How about if we try that trick on the file where both the foreground and background are sliding?
Nice!
Here’s the full merging script:
#!/bin/bash
# Split the frames out
mkdir frames
ffmpeg -i $1 frames/frame%04d.png
# Change the white -> transparent
mkdir chromakeyed
for f in frames/*
do
convert $f -fuzz 99% -transparent white chromakeyed/$(basename $f)
done
# Merge all the frames into one image
convert chromakeyed/* -background red -flatten flat.png
rm -r frames chromakeyed
Breaking it
It should be noted that if you mess with the fuzz percent you can get some intelligible data out of even the “better” method of moving both the foreground and background. The previous examples were done with 99% fuzz, to prove a point, but what about trying some other values? Since the fuzzing is done on the attacker’s machine, they can use whatever fuzz percent they want.
0%
25%
50%
75%
99%
100%
Midigation
As you can see from the 0% and 100%, by just chaning the fuzz value we can get more intelligible text. Interestingly, while the background is red, at 0% we are decypering the words with the color white. Hmm, that’s odd. It would seem that we aren’t actually seeing thru to the background, but more just reading the artifacts of multiple images. What if we mess with the amount of data that exists, so that merging isn’t as effective.

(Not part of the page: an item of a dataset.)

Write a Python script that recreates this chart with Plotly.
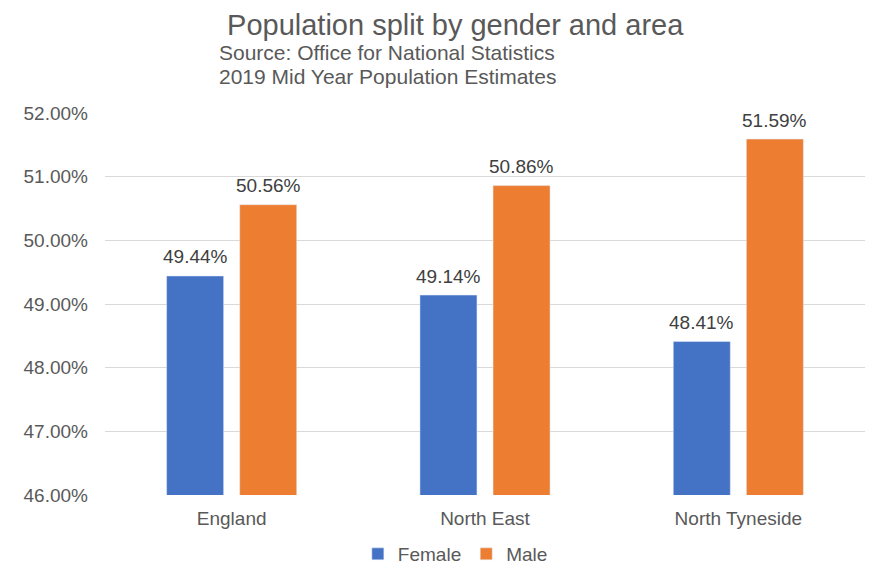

Let’s first change the amount of data by shortening the video, and reducing the framerate. We will also try to compress the video. Here are the best (well, worst, because we can read them) results. (The images above were 10 seconds @ 60fps, crf 1)
10 seconds @ 60fps, 50% fuzz, crf 30
1 second @ 24fps, 50% fuzz, crf 30
It looks like having less data makes the text more visable! These were both done with -crf 30
. The -crf
flag sets compression. Testing again at -crf 1
made the problem much worse, it was incredibly easy to read the text:
1 second @ 24fps, 50% fuzz, crf 1
According to the ffmpeg docs crf can go from 0-51. With 0 being the best quality, and 51 the worst. Since the attacker can always increase the compression once they’ve downloaded the video, our only option (and luckily for us, the best option) is to increase compression. Since we could still see the words at 30, let’s try 40
1 second @ 24fps, 50% fuzz, crf 40
Going up to 50 just breaks the whole point, while there is no possibilies of reading the letters with a computer, there is an equially non-existant chance of a human reading the video.
Conculsion
1 second @ 24fps, crf 40
In my opinion, having only 24fps makes this hard to see, but increasing the framerate can make the words a bit easier to see when merged (yes, this is opposite of our previous findings.) As fancy and unique as I thought this idea was, it looks like we are back in the same old trench of: hard enough so that a computer can’t read it, but easy enough that a human can.